= Written request =
Copy exactly, and only, the lines starting at the line with "Output the Python script that produces this picture with Plotly." and ending at the line with "import plotly.graph_objects as go". Leave every picture out of the copy.

= Data to use =
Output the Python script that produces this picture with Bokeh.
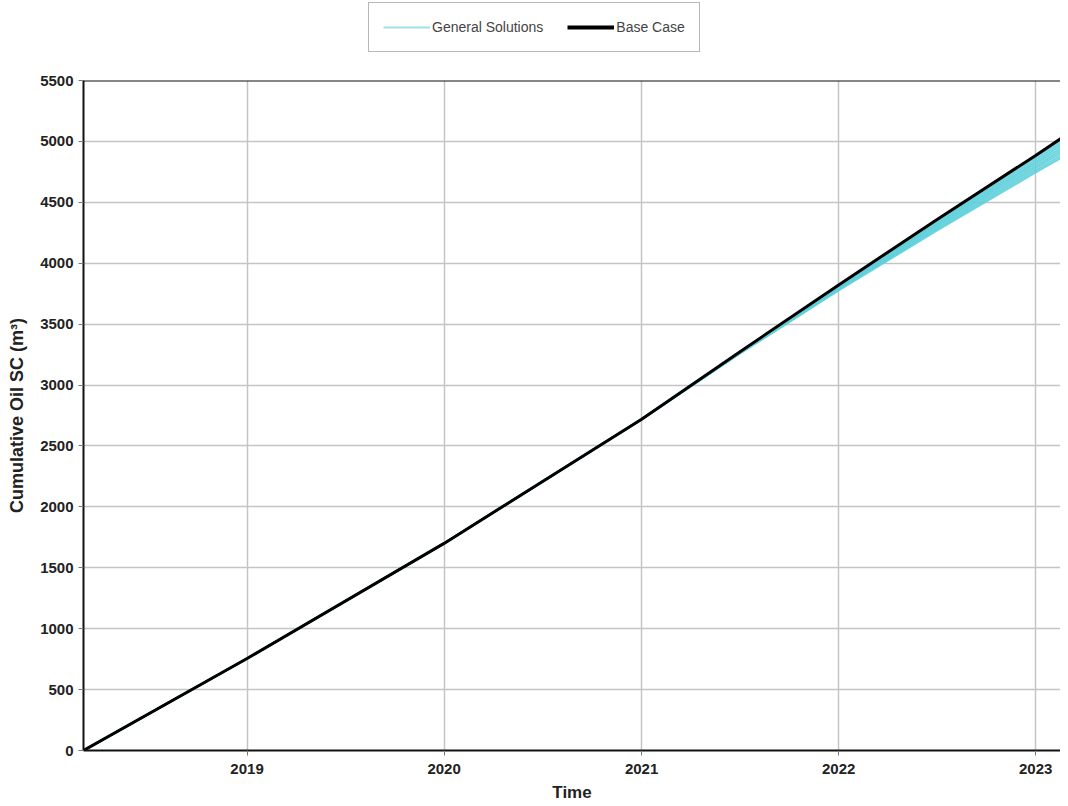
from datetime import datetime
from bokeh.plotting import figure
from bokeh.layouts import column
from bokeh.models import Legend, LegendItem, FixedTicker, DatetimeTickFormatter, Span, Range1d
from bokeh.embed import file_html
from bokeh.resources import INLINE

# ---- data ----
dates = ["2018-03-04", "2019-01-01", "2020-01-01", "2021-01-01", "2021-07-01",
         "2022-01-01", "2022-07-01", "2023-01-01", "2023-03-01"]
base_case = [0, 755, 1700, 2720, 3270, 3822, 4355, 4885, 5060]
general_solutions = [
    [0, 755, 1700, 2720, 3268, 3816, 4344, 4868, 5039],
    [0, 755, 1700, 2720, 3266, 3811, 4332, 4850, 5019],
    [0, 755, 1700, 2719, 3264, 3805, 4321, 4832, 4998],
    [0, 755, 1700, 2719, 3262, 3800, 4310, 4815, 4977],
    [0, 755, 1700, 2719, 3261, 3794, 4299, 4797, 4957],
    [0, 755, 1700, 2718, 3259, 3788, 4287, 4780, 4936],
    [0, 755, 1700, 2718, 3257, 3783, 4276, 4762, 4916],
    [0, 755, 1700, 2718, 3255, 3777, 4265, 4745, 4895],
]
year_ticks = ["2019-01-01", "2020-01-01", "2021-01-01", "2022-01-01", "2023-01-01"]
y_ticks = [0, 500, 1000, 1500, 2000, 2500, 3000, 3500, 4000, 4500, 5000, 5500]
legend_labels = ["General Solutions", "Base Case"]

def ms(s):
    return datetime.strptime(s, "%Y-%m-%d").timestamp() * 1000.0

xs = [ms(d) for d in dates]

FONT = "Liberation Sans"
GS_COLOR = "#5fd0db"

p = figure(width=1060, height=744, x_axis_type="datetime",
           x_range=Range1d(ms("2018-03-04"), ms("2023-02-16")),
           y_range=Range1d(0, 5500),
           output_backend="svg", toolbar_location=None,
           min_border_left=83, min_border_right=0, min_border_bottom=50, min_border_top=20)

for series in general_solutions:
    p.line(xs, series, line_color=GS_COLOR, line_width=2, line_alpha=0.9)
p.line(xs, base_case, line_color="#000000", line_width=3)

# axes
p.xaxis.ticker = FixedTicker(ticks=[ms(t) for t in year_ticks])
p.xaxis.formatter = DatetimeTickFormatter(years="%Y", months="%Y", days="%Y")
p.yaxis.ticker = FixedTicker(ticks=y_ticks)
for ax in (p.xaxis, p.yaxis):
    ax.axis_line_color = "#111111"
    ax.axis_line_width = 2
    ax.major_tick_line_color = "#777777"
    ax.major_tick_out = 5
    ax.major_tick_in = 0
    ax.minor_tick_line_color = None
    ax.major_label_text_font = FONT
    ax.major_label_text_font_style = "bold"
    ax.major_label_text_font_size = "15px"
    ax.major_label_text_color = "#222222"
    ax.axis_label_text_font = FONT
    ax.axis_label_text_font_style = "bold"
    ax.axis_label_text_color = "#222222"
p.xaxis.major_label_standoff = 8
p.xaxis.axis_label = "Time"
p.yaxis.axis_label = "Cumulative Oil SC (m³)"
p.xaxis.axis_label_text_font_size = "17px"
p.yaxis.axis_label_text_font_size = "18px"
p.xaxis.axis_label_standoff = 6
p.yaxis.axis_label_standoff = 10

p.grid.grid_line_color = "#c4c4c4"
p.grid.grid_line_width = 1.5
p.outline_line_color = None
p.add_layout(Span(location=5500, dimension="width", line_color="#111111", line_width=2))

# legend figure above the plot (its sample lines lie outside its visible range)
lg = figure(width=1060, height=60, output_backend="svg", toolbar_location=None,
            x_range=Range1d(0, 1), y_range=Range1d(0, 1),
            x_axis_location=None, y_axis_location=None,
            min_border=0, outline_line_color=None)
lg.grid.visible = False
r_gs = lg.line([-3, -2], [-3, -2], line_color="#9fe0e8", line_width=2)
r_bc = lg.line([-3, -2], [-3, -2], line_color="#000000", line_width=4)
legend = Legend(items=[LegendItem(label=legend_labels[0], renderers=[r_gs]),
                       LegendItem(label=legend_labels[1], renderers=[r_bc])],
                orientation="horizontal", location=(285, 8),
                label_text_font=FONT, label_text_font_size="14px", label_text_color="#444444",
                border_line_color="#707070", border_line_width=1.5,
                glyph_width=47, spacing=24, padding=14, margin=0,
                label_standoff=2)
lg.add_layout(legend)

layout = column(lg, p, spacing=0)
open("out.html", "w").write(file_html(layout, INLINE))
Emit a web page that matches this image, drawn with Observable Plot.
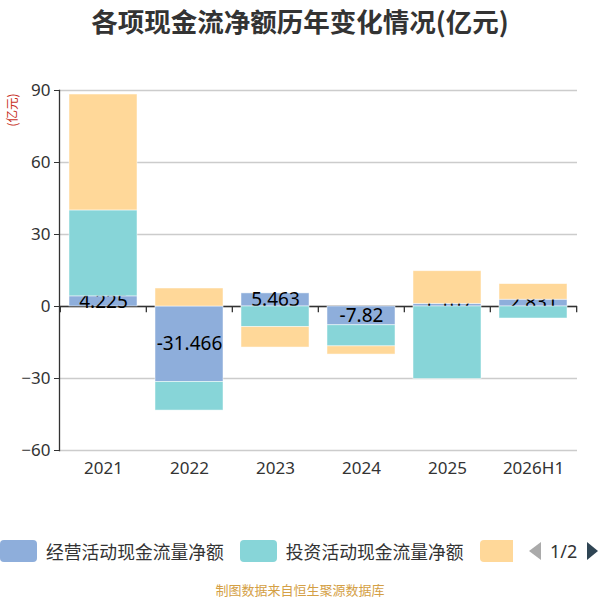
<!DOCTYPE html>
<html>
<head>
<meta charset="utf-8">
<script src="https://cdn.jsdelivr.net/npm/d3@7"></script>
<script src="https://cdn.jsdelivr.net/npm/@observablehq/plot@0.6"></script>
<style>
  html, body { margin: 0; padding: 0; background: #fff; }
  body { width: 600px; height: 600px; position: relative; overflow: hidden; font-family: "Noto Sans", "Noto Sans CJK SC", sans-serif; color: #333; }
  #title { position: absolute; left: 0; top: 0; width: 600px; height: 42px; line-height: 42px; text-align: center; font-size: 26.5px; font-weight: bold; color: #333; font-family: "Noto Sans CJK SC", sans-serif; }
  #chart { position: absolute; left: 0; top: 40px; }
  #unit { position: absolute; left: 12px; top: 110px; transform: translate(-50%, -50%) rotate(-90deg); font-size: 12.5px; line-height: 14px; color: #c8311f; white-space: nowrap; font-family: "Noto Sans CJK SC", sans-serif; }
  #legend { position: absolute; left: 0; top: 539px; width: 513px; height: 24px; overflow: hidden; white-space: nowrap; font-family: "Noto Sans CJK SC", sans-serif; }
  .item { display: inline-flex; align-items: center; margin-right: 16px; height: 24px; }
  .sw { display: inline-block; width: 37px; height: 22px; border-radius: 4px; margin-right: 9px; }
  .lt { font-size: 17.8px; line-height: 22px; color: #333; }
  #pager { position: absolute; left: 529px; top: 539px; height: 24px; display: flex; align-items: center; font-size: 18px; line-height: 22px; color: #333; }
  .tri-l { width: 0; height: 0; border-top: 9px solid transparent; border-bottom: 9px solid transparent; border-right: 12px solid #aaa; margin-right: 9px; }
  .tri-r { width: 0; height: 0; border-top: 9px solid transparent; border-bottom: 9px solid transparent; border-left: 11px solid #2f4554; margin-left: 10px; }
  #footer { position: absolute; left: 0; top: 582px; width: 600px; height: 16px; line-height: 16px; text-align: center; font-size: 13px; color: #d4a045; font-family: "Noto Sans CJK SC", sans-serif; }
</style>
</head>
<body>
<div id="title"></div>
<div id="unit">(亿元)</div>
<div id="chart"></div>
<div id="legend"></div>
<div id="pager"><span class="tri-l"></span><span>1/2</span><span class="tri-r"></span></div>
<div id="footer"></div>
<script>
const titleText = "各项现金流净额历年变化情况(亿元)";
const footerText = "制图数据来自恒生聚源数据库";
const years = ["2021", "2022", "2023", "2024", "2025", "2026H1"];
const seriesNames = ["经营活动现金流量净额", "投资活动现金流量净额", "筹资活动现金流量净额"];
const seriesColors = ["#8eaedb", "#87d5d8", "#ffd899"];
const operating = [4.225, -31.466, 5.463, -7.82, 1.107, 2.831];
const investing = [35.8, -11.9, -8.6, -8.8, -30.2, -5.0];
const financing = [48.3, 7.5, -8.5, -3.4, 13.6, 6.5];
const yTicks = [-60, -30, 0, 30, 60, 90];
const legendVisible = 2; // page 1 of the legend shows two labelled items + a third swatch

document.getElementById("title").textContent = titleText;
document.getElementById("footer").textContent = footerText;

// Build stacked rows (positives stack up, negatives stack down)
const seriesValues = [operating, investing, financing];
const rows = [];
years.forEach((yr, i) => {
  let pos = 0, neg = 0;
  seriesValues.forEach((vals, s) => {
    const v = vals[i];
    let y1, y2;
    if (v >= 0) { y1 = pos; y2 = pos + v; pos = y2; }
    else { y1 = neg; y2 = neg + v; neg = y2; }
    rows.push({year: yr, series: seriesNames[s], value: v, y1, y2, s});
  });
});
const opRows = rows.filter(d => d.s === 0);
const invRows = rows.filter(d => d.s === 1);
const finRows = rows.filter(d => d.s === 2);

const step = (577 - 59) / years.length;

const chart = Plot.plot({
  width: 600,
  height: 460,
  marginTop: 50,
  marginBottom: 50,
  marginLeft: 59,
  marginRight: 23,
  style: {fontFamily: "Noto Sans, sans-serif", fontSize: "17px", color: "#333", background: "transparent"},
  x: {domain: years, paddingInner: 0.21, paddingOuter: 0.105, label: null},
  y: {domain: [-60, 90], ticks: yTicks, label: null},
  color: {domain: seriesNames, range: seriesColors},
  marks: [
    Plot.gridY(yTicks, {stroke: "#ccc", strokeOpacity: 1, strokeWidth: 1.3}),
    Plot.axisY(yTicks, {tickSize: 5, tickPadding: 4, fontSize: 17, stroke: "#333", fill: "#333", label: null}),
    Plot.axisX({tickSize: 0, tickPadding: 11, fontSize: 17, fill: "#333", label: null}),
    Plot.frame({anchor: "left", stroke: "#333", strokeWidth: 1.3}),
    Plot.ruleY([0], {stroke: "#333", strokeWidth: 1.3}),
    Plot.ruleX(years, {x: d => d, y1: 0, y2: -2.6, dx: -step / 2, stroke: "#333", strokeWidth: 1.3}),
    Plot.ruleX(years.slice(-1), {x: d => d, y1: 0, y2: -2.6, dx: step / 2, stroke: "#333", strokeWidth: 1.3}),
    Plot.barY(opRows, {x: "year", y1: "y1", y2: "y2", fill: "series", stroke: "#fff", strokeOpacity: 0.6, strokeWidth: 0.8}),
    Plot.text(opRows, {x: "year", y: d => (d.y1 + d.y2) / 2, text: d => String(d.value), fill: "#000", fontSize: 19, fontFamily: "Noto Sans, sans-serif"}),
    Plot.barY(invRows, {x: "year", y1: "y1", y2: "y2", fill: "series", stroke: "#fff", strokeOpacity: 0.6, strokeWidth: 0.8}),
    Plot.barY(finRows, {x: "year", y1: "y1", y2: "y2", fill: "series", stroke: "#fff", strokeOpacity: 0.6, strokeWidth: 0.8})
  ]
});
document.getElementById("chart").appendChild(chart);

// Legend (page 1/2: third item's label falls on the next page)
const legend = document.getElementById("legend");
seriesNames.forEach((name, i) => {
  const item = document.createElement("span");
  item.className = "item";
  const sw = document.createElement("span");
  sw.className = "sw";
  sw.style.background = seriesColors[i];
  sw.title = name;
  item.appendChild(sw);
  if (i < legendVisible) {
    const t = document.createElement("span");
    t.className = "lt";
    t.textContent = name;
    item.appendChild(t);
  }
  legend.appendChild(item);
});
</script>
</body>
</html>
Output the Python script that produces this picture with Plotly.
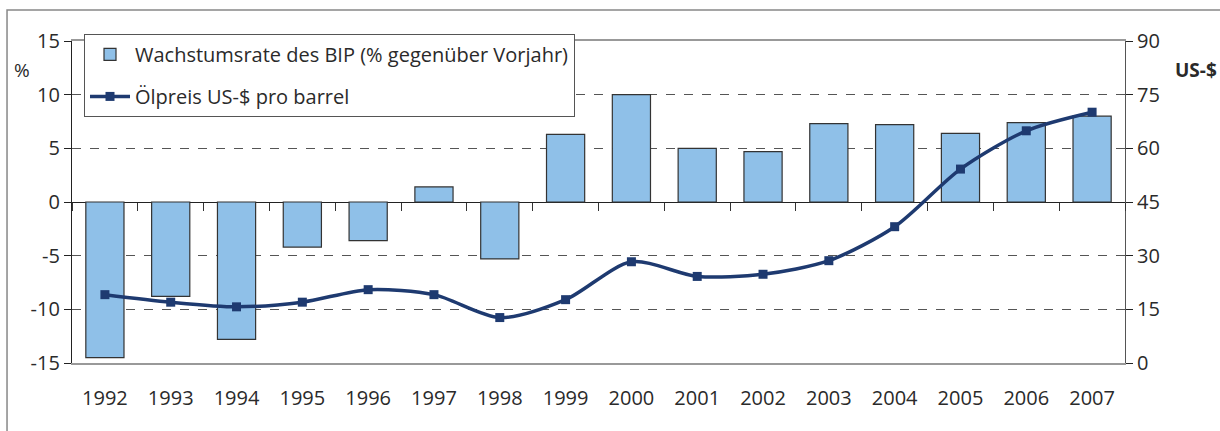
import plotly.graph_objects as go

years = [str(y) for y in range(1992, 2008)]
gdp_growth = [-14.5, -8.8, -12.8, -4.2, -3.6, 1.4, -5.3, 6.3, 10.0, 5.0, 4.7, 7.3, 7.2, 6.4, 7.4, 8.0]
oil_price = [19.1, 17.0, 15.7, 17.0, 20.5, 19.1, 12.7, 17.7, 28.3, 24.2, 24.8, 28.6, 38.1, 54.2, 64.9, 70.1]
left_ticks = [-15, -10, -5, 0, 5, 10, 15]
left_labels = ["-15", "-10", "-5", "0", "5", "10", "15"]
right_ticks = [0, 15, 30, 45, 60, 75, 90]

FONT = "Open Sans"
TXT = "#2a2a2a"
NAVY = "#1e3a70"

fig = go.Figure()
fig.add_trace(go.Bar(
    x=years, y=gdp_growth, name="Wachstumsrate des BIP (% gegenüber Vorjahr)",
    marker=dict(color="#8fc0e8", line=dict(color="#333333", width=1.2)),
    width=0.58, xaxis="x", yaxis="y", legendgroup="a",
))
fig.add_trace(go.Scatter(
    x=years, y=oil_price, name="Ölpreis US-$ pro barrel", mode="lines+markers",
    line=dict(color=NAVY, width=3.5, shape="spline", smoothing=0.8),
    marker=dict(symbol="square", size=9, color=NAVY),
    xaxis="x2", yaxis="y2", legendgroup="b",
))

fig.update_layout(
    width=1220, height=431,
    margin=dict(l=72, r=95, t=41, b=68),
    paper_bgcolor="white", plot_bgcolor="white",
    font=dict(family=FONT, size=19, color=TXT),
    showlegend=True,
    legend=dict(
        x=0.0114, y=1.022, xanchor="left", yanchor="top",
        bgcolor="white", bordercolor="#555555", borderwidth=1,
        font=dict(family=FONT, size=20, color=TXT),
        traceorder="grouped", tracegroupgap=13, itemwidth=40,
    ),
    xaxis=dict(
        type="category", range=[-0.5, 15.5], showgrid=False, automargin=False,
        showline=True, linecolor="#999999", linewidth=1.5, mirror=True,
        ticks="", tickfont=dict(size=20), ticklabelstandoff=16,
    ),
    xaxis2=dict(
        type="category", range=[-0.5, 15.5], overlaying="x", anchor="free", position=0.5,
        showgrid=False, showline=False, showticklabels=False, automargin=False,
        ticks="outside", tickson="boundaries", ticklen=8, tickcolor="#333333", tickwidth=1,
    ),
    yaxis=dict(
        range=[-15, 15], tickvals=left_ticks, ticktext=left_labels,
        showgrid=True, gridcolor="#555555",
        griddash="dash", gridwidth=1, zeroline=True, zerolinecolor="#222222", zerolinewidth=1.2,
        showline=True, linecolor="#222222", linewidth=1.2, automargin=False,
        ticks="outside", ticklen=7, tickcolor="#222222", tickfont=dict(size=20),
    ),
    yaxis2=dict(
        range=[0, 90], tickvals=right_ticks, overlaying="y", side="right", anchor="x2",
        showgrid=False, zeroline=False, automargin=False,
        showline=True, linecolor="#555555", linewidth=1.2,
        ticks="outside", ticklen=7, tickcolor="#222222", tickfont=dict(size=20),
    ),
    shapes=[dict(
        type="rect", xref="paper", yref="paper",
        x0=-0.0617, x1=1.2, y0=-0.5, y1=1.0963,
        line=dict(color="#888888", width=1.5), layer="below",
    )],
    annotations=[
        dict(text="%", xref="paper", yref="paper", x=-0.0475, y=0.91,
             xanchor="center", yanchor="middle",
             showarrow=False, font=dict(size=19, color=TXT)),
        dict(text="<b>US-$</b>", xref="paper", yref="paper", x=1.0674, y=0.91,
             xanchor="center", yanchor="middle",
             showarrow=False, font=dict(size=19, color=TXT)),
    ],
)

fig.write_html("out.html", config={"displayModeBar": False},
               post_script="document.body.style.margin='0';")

= Task answer =
Output the Python script that produces this picture with Plotly.
import plotly.graph_objects as go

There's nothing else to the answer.